> _GIVEN TASK_
Repeat all the material exactly; pictures stay out of your copy.
────────
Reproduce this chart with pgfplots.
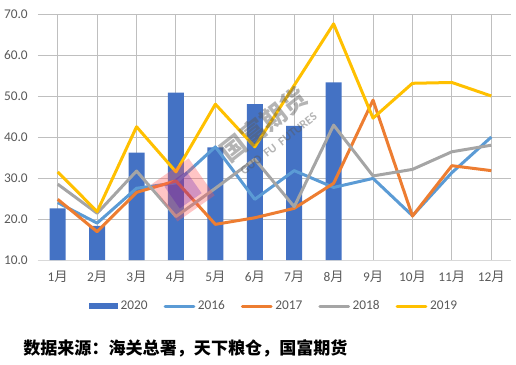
\documentclass[border=0pt]{standalone}
\usepackage{fontspec}
\setmainfont{Carlito}
\newfontfamily\cjk{Noto Sans CJK SC}
\usepackage{pgfplots}
\pgfplotsset{compat=1.18}
\definecolor{c2020}{HTML}{4472C4}
\definecolor{c2016}{HTML}{5B9BD5}
\definecolor{c2017}{HTML}{ED7D31}
\definecolor{c2018}{HTML}{A5A5A5}
\definecolor{c2019}{HTML}{FFC000}
\definecolor{txt}{HTML}{595959}
\definecolor{grid}{HTML}{D9D9D9}
\begin{document}
\begin{tikzpicture}
\useasboundingbox (-28.5pt,-78pt) rectangle (358.5pt,195pt);
\begin{axis}[
  at={(0,0)}, anchor=south west,
  scale only axis, width=354.75pt, height=184.5pt,
  xmin=0.5, xmax=12.5, ymin=10, ymax=70,
  xtick={1,...,12},
  xticklabels={1{\cjk 月},2{\cjk 月},3{\cjk 月},4{\cjk 月},5{\cjk 月},6{\cjk 月},7{\cjk 月},8{\cjk 月},9{\cjk 月},10{\cjk 月},11{\cjk 月},12{\cjk 月}},
  ytick={10,20,...,70},
  /pgf/number format/fixed, /pgf/number format/fixed zerofill, /pgf/number format/precision=1, /pgf/number format/assume math mode=true,
  y tick label style={anchor=east, inner sep=0pt, xshift=-7.5pt},
  x tick label style={anchor=center, inner sep=0pt, yshift=-12.75pt},
  tick label style={font=\fontsize{10}{12}\selectfont, text=txt},
  major tick length=0pt,
  ymajorgrids, grid style={grid, line width=0.75pt},
  axis line style={draw=none},
  axis x line*=bottom, axis y line*=left,
  clip=false,
  legend columns=5,
  legend style={at={(0.5,-0.187)}, anchor=center, draw=none, fill=none,
    font=\fontsize{10}{12}\selectfont, text=txt,
    /tikz/every even column/.append style={column sep=10pt},
    inner sep=0pt},
  legend cell align=left,
]
\draw[grid, line width=0.75pt] (axis cs:0.5,10) -- (axis cs:12.5,10);

\addplot[ybar, bar width=12pt, fill=c2020, draw=none,
  legend image code/.code={\fill[c2020] (0pt,-2.6pt) rectangle (21.5pt,2.6pt);}]
  coordinates {(1,22.6) (2,18.3) (3,36.2) (4,50.8) (5,37.5) (6,48.0) (7,42.7) (8,53.3)};
\addlegendentry{2020}
\addplot[c2016, line width=2.25pt, line join=round, legend image code/.code={\draw[c2016, line width=2.25pt, line cap=round] (0pt,0pt) -- (21.5pt,0pt);}]
  coordinates {(1,24.0) (2,19.0) (3,27.5) (4,28.8) (5,37.6) (6,24.8) (7,31.8) (8,27.7) (9,29.9) (10,20.8) (11,31.3) (12,40.0)};
\addlegendentry{2016}
\addplot[c2017, line width=2.25pt, line join=round, legend image code/.code={\draw[c2017, line width=2.25pt, line cap=round] (0pt,0pt) -- (21.5pt,0pt);}]
  coordinates {(1,24.8) (2,16.9) (3,26.5) (4,29.3) (5,18.7) (6,20.3) (7,22.6) (8,28.7) (9,49.0) (10,20.7) (11,33.0) (12,31.8)};
\addlegendentry{2017}
\addplot[c2018, line width=2.25pt, line join=round, legend image code/.code={\draw[c2018, line width=2.25pt, line cap=round] (0pt,0pt) -- (21.5pt,0pt);}]
  coordinates {(1,28.5) (2,21.4) (3,31.7) (4,20.6) (5,27.5) (6,34.6) (7,23.0) (8,42.9) (9,30.5) (10,32.1) (11,36.4) (12,38.0)};
\addlegendentry{2018}
\addplot[c2019, line width=2.25pt, line join=round, legend image code/.code={\draw[c2019, line width=2.25pt, line cap=round] (0pt,0pt) -- (21.5pt,0pt);}]
  coordinates {(1,31.5) (2,21.8) (3,42.5) (4,31.5) (5,48.0) (6,37.6) (7,52.6) (8,67.6) (9,44.6) (10,53.1) (11,53.3) (12,50.0)};
\addlegendentry{2019}

% watermark (on top, semi-transparent)
\fill[rotate around={35:(axis cs:4.18,27.1)}, red!65, opacity=0.35] ([xshift=-17pt,yshift=-17pt]axis cs:4.18,27.1) rectangle ([xshift=17pt,yshift=17pt]axis cs:4.18,27.1);
\fill[rotate around={35:(axis cs:4.18,27.1)}, violet!60!blue, opacity=0.25] ([xshift=-10pt,yshift=-10pt]axis cs:4.18,27.1) rectangle ([xshift=10pt,yshift=10pt]axis cs:4.18,27.1);
\node[rotate=38, opacity=0.45, text=gray!70!black, align=center, inner sep=0pt,
  font=\bfseries\fontsize{9}{12}\selectfont] at (axis cs:6.35,41.5)
  {{\cjk\bfseries\fontsize{19}{22}\selectfont 国富期货}\\[2pt]GUO\ \ FU\ \ FUTURES};
\end{axis}
\node[anchor=west, inner sep=0pt, font=\cjk\bfseries\fontsize{12.8}{14}\selectfont] at (-11.25pt,-66pt) {数据来源：海关总署，天下粮仓，国富期货};
\end{tikzpicture}
\end{document}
────────
> _RESPONSE BELOW_
Reproduce this chart with pgfplots.
\documentclass[border=0pt]{standalone}
\usepackage{fontspec}
\setmainfont{Carlito}
\newfontfamily\cjk{Noto Sans CJK SC}
\usepackage{pgfplots}
\pgfplotsset{compat=1.18}
\definecolor{c2020}{HTML}{4472C4}
\definecolor{c2016}{HTML}{5B9BD5}
\definecolor{c2017}{HTML}{ED7D31}
\definecolor{c2018}{HTML}{A5A5A5}
\definecolor{c2019}{HTML}{FFC000}
\definecolor{txt}{HTML}{595959}
\definecolor{grid}{HTML}{D9D9D9}
\begin{document}
\begin{tikzpicture}
\useasboundingbox (-28.5pt,-78pt) rectangle (358.5pt,195pt);
\begin{axis}[
  at={(0,0)}, anchor=south west,
  scale only axis, width=354.75pt, height=184.5pt,
  xmin=0.5, xmax=12.5, ymin=10, ymax=70,
  xtick={1,...,12},
  xticklabels={1{\cjk 月},2{\cjk 月},3{\cjk 月},4{\cjk 月},5{\cjk 月},6{\cjk 月},7{\cjk 月},8{\cjk 月},9{\cjk 月},10{\cjk 月},11{\cjk 月},12{\cjk 月}},
  ytick={10,20,...,70},
  /pgf/number format/fixed, /pgf/number format/fixed zerofill, /pgf/number format/precision=1, /pgf/number format/assume math mode=true,
  y tick label style={anchor=east, inner sep=0pt, xshift=-7.5pt},
  x tick label style={anchor=center, inner sep=0pt, yshift=-12.75pt},
  tick label style={font=\fontsize{10}{12}\selectfont, text=txt},
  major tick length=0pt,
  ymajorgrids, grid style={grid, line width=0.75pt},
  axis line style={draw=none},
  axis x line*=bottom, axis y line*=left,
  clip=false,
  legend columns=5,
  legend style={at={(0.5,-0.187)}, anchor=center, draw=none, fill=none,
    font=\fontsize{10}{12}\selectfont, text=txt,
    /tikz/every even column/.append style={column sep=10pt},
    inner sep=0pt},
  legend cell align=left,
]
\draw[grid, line width=0.75pt] (axis cs:0.5,10) -- (axis cs:12.5,10);

\addplot[ybar, bar width=12pt, fill=c2020, draw=none,
  legend image code/.code={\fill[c2020] (0pt,-2.6pt) rectangle (21.5pt,2.6pt);}]
  coordinates {(1,22.6) (2,18.3) (3,36.2) (4,50.8) (5,37.5) (6,48.0) (7,42.7) (8,53.3)};
\addlegendentry{2020}
\addplot[c2016, line width=2.25pt, line join=round, legend image code/.code={\draw[c2016, line width=2.25pt, line cap=round] (0pt,0pt) -- (21.5pt,0pt);}]
  coordinates {(1,24.0) (2,19.0) (3,27.5) (4,28.8) (5,37.6) (6,24.8) (7,31.8) (8,27.7) (9,29.9) (10,20.8) (11,31.3) (12,40.0)};
\addlegendentry{2016}
\addplot[c2017, line width=2.25pt, line join=round, legend image code/.code={\draw[c2017, line width=2.25pt, line cap=round] (0pt,0pt) -- (21.5pt,0pt);}]
  coordinates {(1,24.8) (2,16.9) (3,26.5) (4,29.3) (5,18.7) (6,20.3) (7,22.6) (8,28.7) (9,49.0) (10,20.7) (11,33.0) (12,31.8)};
\addlegendentry{2017}
\addplot[c2018, line width=2.25pt, line join=round, legend image code/.code={\draw[c2018, line width=2.25pt, line cap=round] (0pt,0pt) -- (21.5pt,0pt);}]
  coordinates {(1,28.5) (2,21.4) (3,31.7) (4,20.6) (5,27.5) (6,34.6) (7,23.0) (8,42.9) (9,30.5) (10,32.1) (11,36.4) (12,38.0)};
\addlegendentry{2018}
\addplot[c2019, line width=2.25pt, line join=round, legend image code/.code={\draw[c2019, line width=2.25pt, line cap=round] (0pt,0pt) -- (21.5pt,0pt);}]
  coordinates {(1,31.5) (2,21.8) (3,42.5) (4,31.5) (5,48.0) (6,37.6) (7,52.6) (8,67.6) (9,44.6) (10,53.1) (11,53.3) (12,50.0)};
\addlegendentry{2019}

% watermark (on top, semi-transparent)
\fill[rotate around={35:(axis cs:4.18,27.1)}, red!65, opacity=0.35] ([xshift=-17pt,yshift=-17pt]axis cs:4.18,27.1) rectangle ([xshift=17pt,yshift=17pt]axis cs:4.18,27.1);
\fill[rotate around={35:(axis cs:4.18,27.1)}, violet!60!blue, opacity=0.25] ([xshift=-10pt,yshift=-10pt]axis cs:4.18,27.1) rectangle ([xshift=10pt,yshift=10pt]axis cs:4.18,27.1);
\node[rotate=38, opacity=0.45, text=gray!70!black, align=center, inner sep=0pt,
  font=\bfseries\fontsize{9}{12}\selectfont] at (axis cs:6.35,41.5)
  {{\cjk\bfseries\fontsize{19}{22}\selectfont 国富期货}\\[2pt]GUO\ \ FU\ \ FUTURES};
\end{axis}
\node[anchor=west, inner sep=0pt, font=\cjk\bfseries\fontsize{12.8}{14}\selectfont] at (-11.25pt,-66pt) {数据来源：海关总署，天下粮仓，国富期货};
\end{tikzpicture}
\end{document}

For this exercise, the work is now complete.